Protest is not the preserve of the young.

by Victoria Williams

We all know what a protester looks like. They are long-haired, middle class, vegan, university students who wear woolly jumpers and read the Guardian. Look at the comments on the Mail Online and you’ll discover that they are also “lentil munching yoghurt knitters”. And so they may be. And so what?

The stereotype has been around for decades, and, though irritating to serious political activists, it has generally been harmless enough. Until now. Now protest matters again, and so does our perception of those who participate in it. The problem with our commonly held view of activists is that, as with so many stereotypes, it is simply not correct. The faces we’ve seen at demonstrations in London and throughout the UK in the last few months have come from all backgrounds (and have sported a variety of fetching hair styles and fashionable alternatives to the knitted jumper). And while we can laugh off silly assertions about hair and fashion sense, the enduring belief that those engaging in political protest are all very young is more pernicious.

Take the student protests. Let’s start with the fact that we all call them the student protests. You don’t have to still be in full time education to oppose fees of 9K a year. Innumerable first hand reports tell of people of all ages and all walks of life getting involved in the demonstrations and marches. Yet to read the papers you’d think participation was strictly limited to those under 21. UK Uncut, similarly, is a successful grass roots activism group, with members of all ages from all over the country. In an action in Lewes, at a Boots store, four UK Uncut members aged 60, 70, 43 and 47 were arrested and taken into custody. Yet they are still reported as a youth movement, and pictures taken at UK Uncut actions are regularly captioned “students protesting”.

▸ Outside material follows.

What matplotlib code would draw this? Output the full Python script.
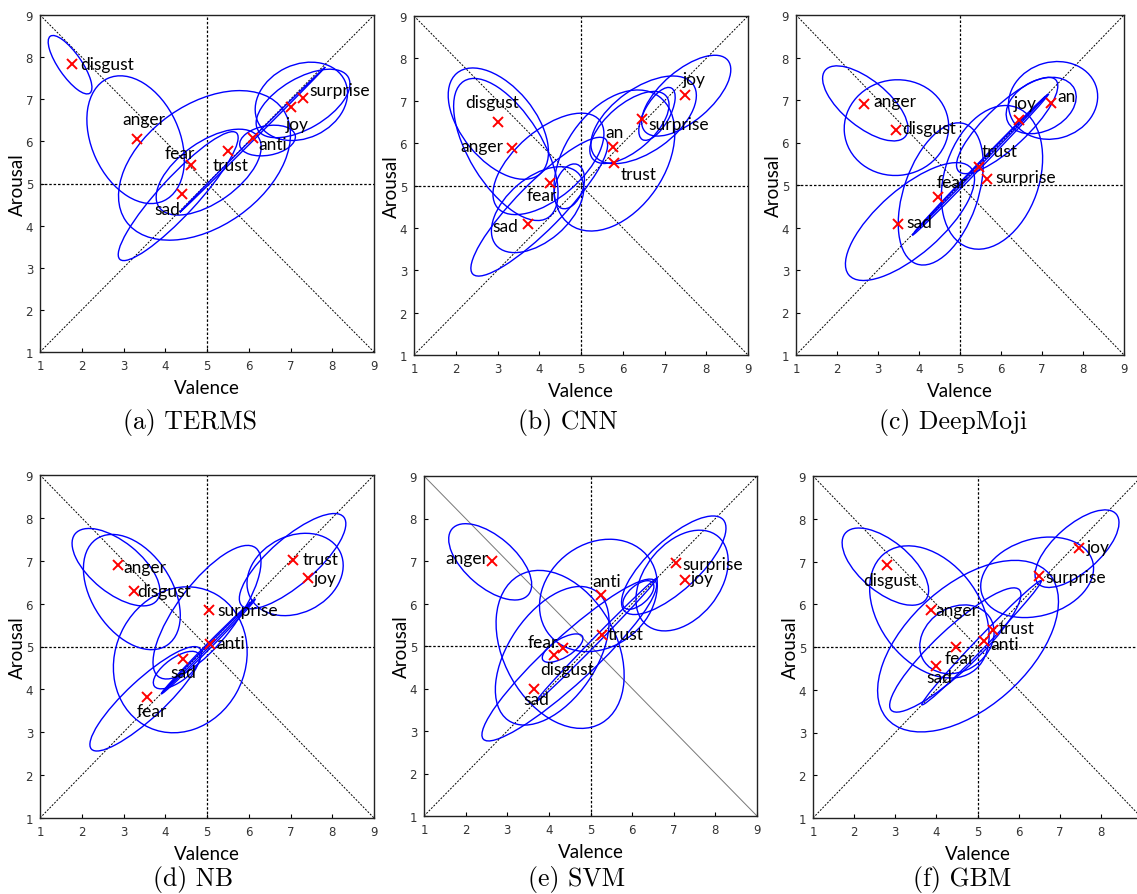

It’s easy to see why right wingers and their cronies in the tabloid press would want to paint the recent civil unrest as the work of a mob of unruly teenagers. It’s easy to dismiss someone’s opinion if you believe them to be an immature student with no experience of the real world, who will change their mind when they grow up a bit. The many middle-aged teachers who also took part in the fees protests aren’t quite so easy to write off, so instead they are left out of the reports. These tactics, beloved of the Mail, the Express and their ilk are laughably transparent, and, as such, less of a threat to the movement.

It becomes a bigger problem when the left starts doing it too. Liberals, from newspaper journalists to bloggers and activists themselves have all claimed recent unrest all over the world as a youth revolution. The Guardian, for example, far from being the only newspaper guilty of assuming all fees protesters were current students, took the idea a step further when it ran an editorial describing the occupation of Tahir Square and subsequent resignation of Hosni Mubarak as a victory for the “young people of Egypt”.

In truth, what has been inspirational about the protests in Egypt is how the whole country seemed to be unified in its aim to oust the corrupt leader. Photographs appeared daily in the press of the old standing to shoulder to shoulder with the young, Christians forming a protective ring around Muslims to shield them from stones thrown during their daily prayers. Unity is what it’s all about, and unity is what the left, as activists, as a force for change, is missing.

While liberals being at each others throats is hardly new, its current scale is remarkable. Laurie Penny, the activist and blogger, wrote a much-discussed article for Comment is Free, in which she dismissed offers from union leaders to co-ordinate actions with fees protesters to form a bigger protest against cuts, stating that change in Britain can only and will only be achieved by action from “young people”. This is muddled thinking. While the student movement, at the middle of which she has placed herself, has been successful in garnering column inches, it is naive to think that any number of university sit-ins could hope to be as effective as a wave of strikes. People will happily shout “solidarity!” when passing occupied campuses, then forget all about it and get on with their day. Suspend their rubbish collections, though, and they’ll be mobilised and taking to the streets faster than you can say “my old man’s a dustman”.

Penny also provoked a storm of protest on Twitter when, in response to questioning from a follower on her youth-only activism policy, she gave 30 as the upper age limit for participating in demonstrations (the resulting stream of comments from 29-year-old activists anxious about being able to see the promised revolution through to the end soon prompted her to back-peddle, saying age was merely “a state of mind”).  Our comparatively young cabinet of 50-somethings must be wondering what the point of it all is.

There are so many more people affected by the Tory-Lib Dem cuts whose voices have yet to be heard. Women of all ages have been hardest hit by both the cuts and the drop in employment rates.  While there has been a relatively high profile internet campaign from disabled groups about the cuts to disability living allowance, no one is out on the streets, protesting in their name.

Change hinges on more than just one small group of people, of one age range or one occupation.  The first battle has already been lost, the bill that could potentially triple tuition fees having been passed. To win the war, the anti-cuts movement needs to be a lot more inclusive and start accepting help wherever it can get it. The TUC-led “march for the alternative” planned for next month represents a good start, as does the equitability of UK Uncut‘s leaderless, anyone-can-start-an-action philosophy. Add to this some accurate reporting in the media and we might pull this off yet.

Victoria Williams is a freelance journalist.